Sunday, June 14, 2009

Clean Coal Is Back on the Drawing Board

I suspected coal fired power would be a dead-end over the next four years. According to Wired.com not so much. In fact the Bush Administration's start towards "clean coal" via Carbon Sequestration is being continued with a future-gen CO2 capture project.

Just to get my enviro-street-cred 'I told you so' in as early as possible. How much you want to bet there is a major MTBE type problem with Carbon Sequestration that the brilliant engineers, chemists, and policy wonks failed to see? I just see deep well injection of anything and expect either sci-fi style earth quakes or Green Peace fundraising aquifers being effected.

I don't have any scientific basis for this. Just experience and a gut feeling. Critics please remember that I'm usually on the other side of this tech debate. Regardless, something about CO2 Sequestration just doesn't fit right.

Scientific America has a good article which does a great job of explaining the subject simply and in depth. What separates this deep injection method is the capture and mineralization (note: I don't know if that's even a real word) of the CO2 with surrounding geology.

A snippet from the article that gets right to the point:

The storage seems to be long term as well; the sequestered gas doesn’t just sit in the rock waiting for a chance to escape. Over decades it dissolves into the brine that shares the pore space or, over longer time spans, forms carbonate minerals with the surrounding rock, Hovorka notes. In fact, when she tried to pump CO2 out of her test site using natural gas extraction techniques, the attempts failed completely.

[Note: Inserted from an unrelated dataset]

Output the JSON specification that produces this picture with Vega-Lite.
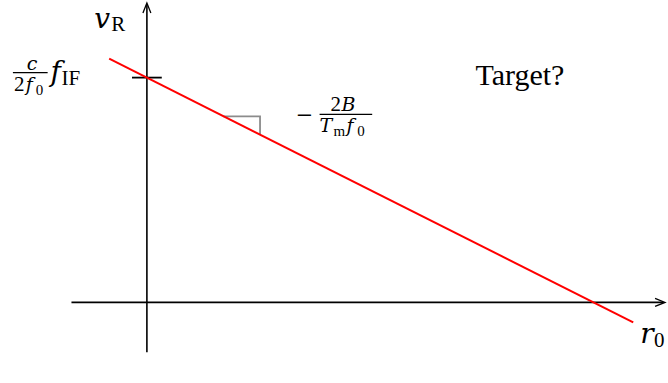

It's is an interesting science. But I see the more promising technologies being an approach to use the CO2 productively as a resource. I don't see dumping CO2 underground ever surviving as a long term strategy.

The activists and policy people I've met would fight this approach as hard and long as any other industry approach to simplify a reduction in pollution. Capture or dilution rarely are acceptable to true environmentalists. The only solution they accept (and the only one usually settled upon) is ultimately less pollution period.

This is a short term approach that no-doubt will work for petroleum and natural gas producers. Beyond those with capital experience in drilling deep holes though I don't see this as anything close to an acceptable solution for CO2 reduction by 2050 (the target year I hear policy wonks pointing to).